Not only the students of LAUTECH, but every conscientious person and interest group including both teaching and non-teaching staffs in the education sector, must reject this attempt to label education as the exclusive right of the privileged and rich few!
The LAUTECH's students' union must prepare to undertake organised and sustained mass actions against the oppressive decision of the institution's authorities. Behind this increment is a principle shared similarly among all shades of governments in Nigeria that it is not the responsibility of government to fund education. A paltry sum of between 6-10% of the nation's budget is appropriated by federal and state government to the education sector annually; falling short of the UNESCO's recommendation to developing countries like Nigeria to spend the minimum of 26% of budgetary allocation on the education sector annually. Therefore the chief-enemies of public education are as much the President, Governors, Lawmakers, Ministers and Commissioners as the Governing Council that is enacting this outrageous increment.
This time around, students must take their struggle beyond the campus to the communities, in order to build popular support for this struggle among the populace at a time the politicians are so desperately seeking re-election. They may back down if they see an existential threat to their political interests, and this is the reason why this struggle must be built around the demand for upward funding of education from public purse.

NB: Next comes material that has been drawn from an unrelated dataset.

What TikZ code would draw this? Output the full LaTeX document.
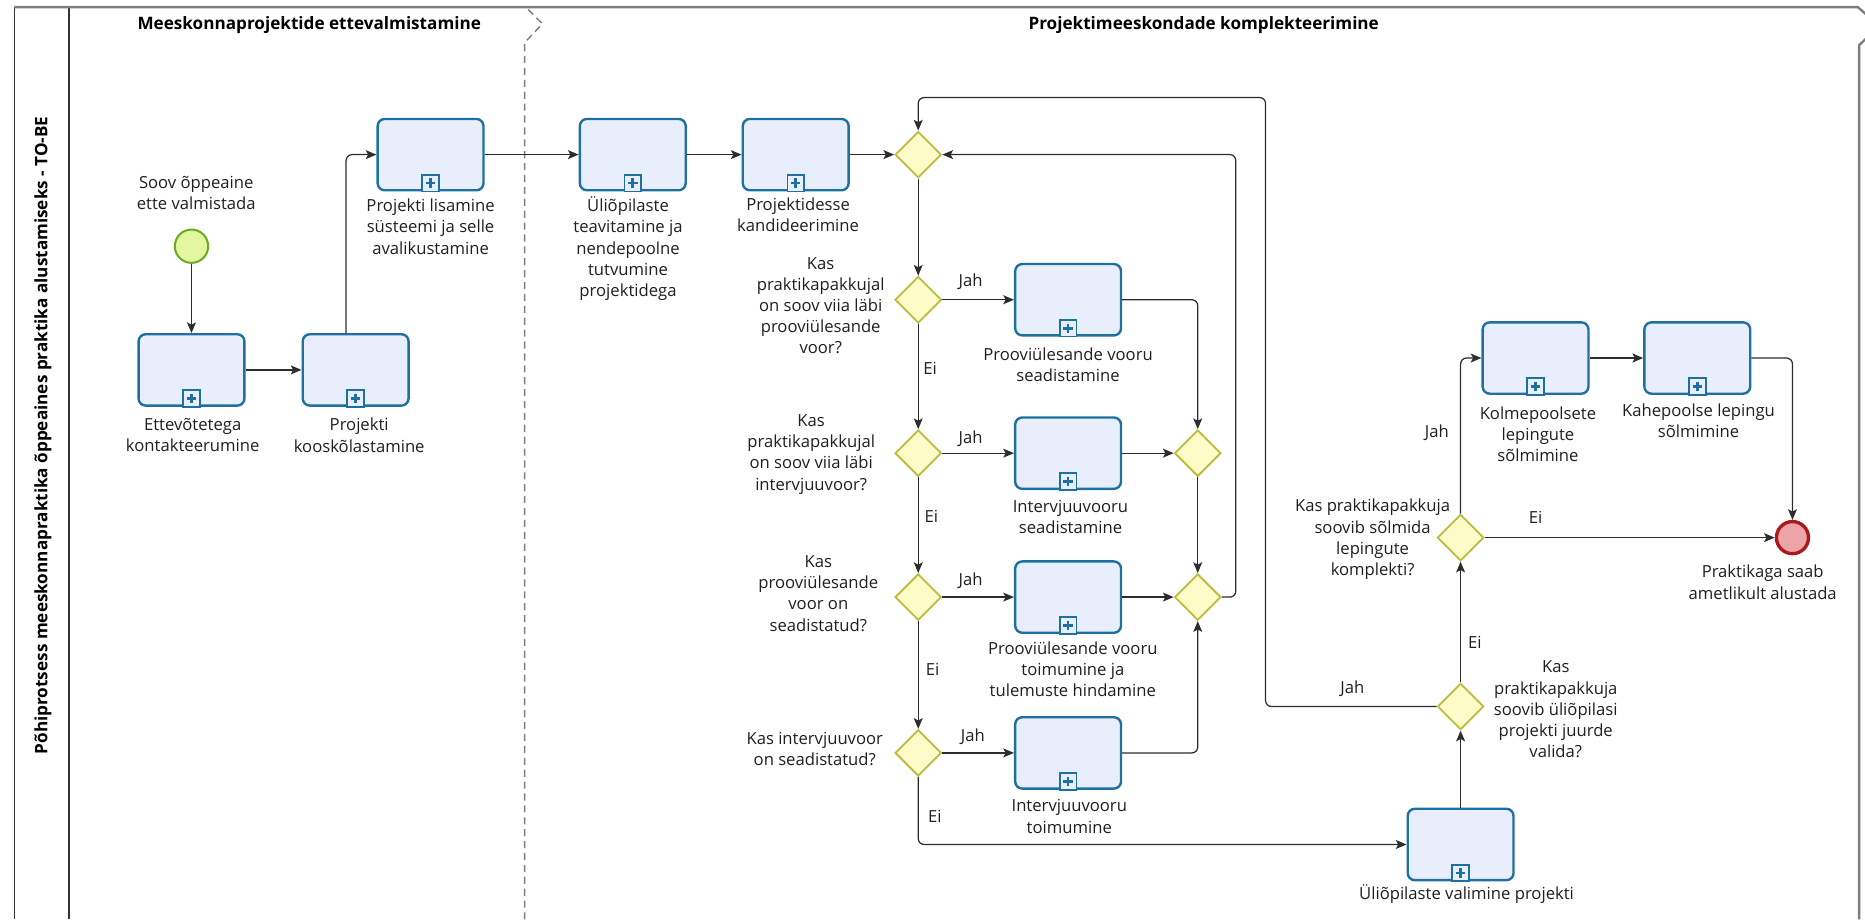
\documentclass[tikz,border=0pt]{standalone}
\usepackage{fontspec}
\setmainfont{Open Sans}
\usetikzlibrary{shapes.geometric,arrows.meta,calc}

\definecolor{taskfill}{RGB}{233,238,252}
\definecolor{taskline}{RGB}{30,112,160}
\definecolor{gwfill}{RGB}{253,252,200}
\definecolor{gwline}{RGB}{188,188,60}
\definecolor{startfill}{RGB}{228,246,160}
\definecolor{startline}{RGB}{104,172,36}
\definecolor{endfill}{RGB}{236,164,166}
\definecolor{endline}{RGB}{172,24,28}
\definecolor{flowline}{RGB}{45,45,45}
\definecolor{poolline}{RGB}{125,125,125}

\begin{document}
\begin{tikzpicture}[x=1pt,y=-1pt,
  txt/.style={font=\fontsize{14}{17.8}\selectfont, align=center, inner sep=0pt, text=black!88},
  phasetitle/.style={font=\fontsize{14.4}{17}\selectfont\bfseries, inner sep=0pt},
  task/.style={rectangle, rounded corners=6pt, draw=taskline, fill=taskfill, line width=2pt,
    minimum width=89pt, minimum height=60pt, inner sep=0pt},
  gw/.style={diamond, aspect=1, draw=gwline, fill=gwfill, line width=1.5pt,
    minimum width=39pt, minimum height=39pt, inner sep=0pt},
  startev/.style={circle, draw=startline, fill=startfill, line width=1.7pt, minimum size=28pt, inner sep=0pt},
  endev/.style={circle, draw=endline, fill=endfill, line width=2.8pt, minimum size=27pt, inner sep=0pt},
  flow/.style={draw=flowline, line width=1.05pt, rounded corners=5pt,
    -{Stealth[length=9pt,width=7.5pt,inset=2pt]}},
  subbox/.style={draw=taskline, line width=1.5pt, fill=taskfill},
  subplus/.style={draw=taskline, line width=2.2pt},
  lane/.style={draw=black!80, line width=1.2pt},
  poolborder/.style={draw=poolline, line width=2pt},
  phasesep/.style={draw=poolline, line width=1.2pt, dash pattern=on 6pt off 4pt},
]
\useasboundingbox (0,0) rectangle (1568,773);
\clip (0,0) rectangle (1568,773);

% pool frame, lane header and phase separator
\draw[lane] (12,6) -- (12,773);
\draw[lane] (58,6) -- (58,773);
\draw[poolborder] (12,6) -- (1562,6) -- (1580,22) -- (1563,38) -- (1563,773);
\draw[phasesep] (444,8) -- (456,20) -- (441,36) -- (441,773);

\node[phasetitle, rotate=90] (lanetitle) at (36,366)
  {Põhiprotsess meeskonnapraktika õppeaines praktika alustamiseks - TO-BE};
\node[phasetitle] (phase1) at (260,21) {Meeskonnaprojektide ettevalmistamine};
\node[phasetitle] (phase2) at (1012,21) {Projektimeeskondade komplekteerimine};

% events
\node[startev] (start) at (161,207) {};
\node[endev] (finish) at (1507,452) {};

% tasks
\node[task] (tEtt)  at (161,311) {};
\node[task] (tKoos) at (299,311) {};
\node[task] (tLis)  at (362,130) {};
\node[task] (tUli)  at (532,130) {};
\node[task] (tKand) at (669,130) {};
\node[task] (tP1)   at (898,252) {};
\node[task] (tI1)   at (898,381) {};
\node[task] (tP2)   at (898,502) {};
\node[task] (tI2)   at (898,633) {};
\node[task] (tVal)  at (1228,710) {};
\node[task] (tKolm) at (1291,301) {};
\node[task] (tKahe) at (1427,301) {};

% collapsed sub-process markers
\foreach \t in {tEtt,tKoos,tLis,tUli,tKand,tP1,tI1,tP2,tI2,tVal,tKolm,tKahe}{
  \draw[subbox] ($(\t.south)+(-7,0)$) rectangle ($(\t.south)+(7,-14)$);
  \draw[subplus] ($(\t.south)+(0,-3)$) -- ($(\t.south)+(0,-11)$);
  \draw[subplus] ($(\t.south)+(-4,-7)$) -- ($(\t.south)+(4,-7)$);
}

% gateways
\node[gw] (g0)  at (772,130) {};
\node[gw] (g1)  at (772,252) {};
\node[gw] (g2)  at (772,381) {};
\node[gw] (g3)  at (772,502) {};
\node[gw] (g4)  at (772,633) {};
\node[gw] (gm1) at (1007,381) {};
\node[gw] (gm2) at (1007,502) {};
\node[gw] (g5)  at (1228,594) {};
\node[gw] (g6)  at (1228,452) {};

% texts of events, tasks and gateways
\node[txt] (lStart) at (165,162) {Soov õppeaine\\ette valmistada};
\node[txt] (lFinish) at (1482,489.5) {Praktikaga saab\\ametlikult alustada};
\node[txt] (lEtt)  at (162,366) {Ettevõtetega\\kontakteerumine};
\node[txt] (lKoos) at (302,366) {Projekti\\kooskõlastamine};
\node[txt] (lLis)  at (362,190.5) {Projekti lisamine\\süsteemi ja selle\\avalikustamine};
\node[txt] (lUli)  at (528,209) {Üliõpilaste\\teavitamine ja\\nendepoolne\\tutvumine\\projektidega};
\node[txt] (lKand) at (671,180.5) {Projektidesse\\kandideerimine};
\node[txt] (lP1)   at (898,307) {Prooviülesande vooru\\seadistamine};
\node[txt] (lI1)   at (900,434.5) {Intervjuuvooru\\seadistamine};
\node[txt] (lP2)   at (902,562.5) {Prooviülesande vooru\\toimumine ja\\tulemuste hindamine};
\node[txt] (lI2)   at (899,686.5) {Intervjuuvooru\\toimumine};
\node[txt] (lVal)  at (1233,752) {Üliõpilaste valimine projekti};
\node[txt] (lKolm) at (1293,365) {Kolmepoolsete\\lepingute\\sõlmimine};
\node[txt] (lKahe) at (1428,353.5) {Kahepoolse lepingu\\sõlmimine};
\node[txt] (lg1) at (690,257) {Kas\\praktikapakkujal\\on soov viia läbi\\prooviülesande\\voor?};
\node[txt] (lg2) at (682,382) {Kas\\praktikapakkujal\\on soov viia läbi\\intervjuuvoor?};
\node[txt] (lg3) at (688,499) {Kas\\prooviülesande\\voor on\\seadistatud?};
\node[txt] (lg4) at (685,629.5) {Kas intervjuuvoor\\on seadistatud?};
\node[txt] (lg5) at (1308,596.5) {Kas\\praktikapakkuja\\soovib üliõpilasi\\projekti juurde\\valida?};
\node[txt] (lg6) at (1154,453.5) {Kas praktikapakkuja\\soovib sõlmida\\lepingute\\komplekti?};

% branch labels
\node[txt] (y1) at (816,237) {Jah};
\node[txt] (n1) at (782,310) {Ei};
\node[txt] (y2) at (816,369) {Jah};
\node[txt] (n2) at (783,434.5) {Ei};
\node[txt] (y3) at (816,488) {Jah};
\node[txt] (n3) at (784,563) {Ei};
\node[txt] (y4) at (818,619.5) {Jah};
\node[txt] (n4) at (786,686) {Ei};
\node[txt] (y5) at (1137,579) {Jah};
\node[txt] (n5) at (1240,540) {Ei};
\node[txt] (y6) at (1208,364) {Jah};
\node[txt] (n6) at (1291,435) {Ei};

% bend points of the two loops back to the first gateway
\coordinate (back1) at (1039,130);
\coordinate (back2) at (1064,82);

% sequence flows
\draw[flow] (start) -- (tEtt);
\draw[flow] (tEtt) -- (tKoos);
\draw[flow] ($(tKoos.north)+(-8,0)$) |- (tLis.west);
\draw[flow] (tLis) -- (tUli);
\draw[flow] (tUli) -- (tKand);
\draw[flow] (tKand) -- (g0);
\draw[flow] (g0) -- (g1);
\draw[flow] (g1) -- (tP1);
\draw[flow] (tP1.east) -| (gm1.north);
\draw[flow] (g1) -- (g2);
\draw[flow] (g2) -- (tI1);
\draw[flow] (tI1) -- (gm1);
\draw[flow] (gm1) -- (gm2);
\draw[flow] (g2) -- (g3);
\draw[flow] (g3) -- (tP2);
\draw[flow] (tP2) -- (gm2);
\draw[flow] (g3) -- (g4);
\draw[flow] (g4) -- (tI2);
\draw[flow] (tI2.east) -| (gm2.south);
\draw[flow] (gm2.east) -| (back1) -- (g0.east);
\draw[flow] (g4.south) |- (tVal.west);
\draw[flow] (tVal) -- (g5);
\draw[flow] (g5.west) -| (back2) -| (g0.north);
\draw[flow] (g5) -- (g6);
\draw[flow] (g6.north) |- (tKolm.west);
\draw[flow] (g6) -- (finish);
\draw[flow] (tKolm) -- (tKahe);
\draw[flow] (tKahe.east) -| (finish.north);
\end{tikzpicture}
\end{document}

The ERC welcomes the supportive statement of the Academic Staff Union of Universities (ASUU) that opposes this attempt of the Oyo and Osun state governments to commercialise education and price it out of the reach of the common people. However, staff and students of LAUTECH should mutually see this increment as an existential threat that would affect both interest groups in the nearest future. For instance, about five years ago when a similar outrageously high increment was implemented in Lagos State University (LASU), a drop in enrolment of students was immediately accompanied by steps towards retrenchment of workers. However, a spirited struggle of students with support of ERC and the staff unions led to the reversal of the fee regime years after students and staff saw the existential threat in the outrageous fee regime that was imposed by the Fashola-regime.
For us in the ERC, fee hike has become a national threat to Nigerian students. And it requires a national plan of action that unites Nigerian students and workers in the education sector against governments' concerted efforts to commercialise education. We fully support and encourage the struggle of LAUTECH students to reverse the current astronomic increment of huge consequences that is about to take effect on that campus!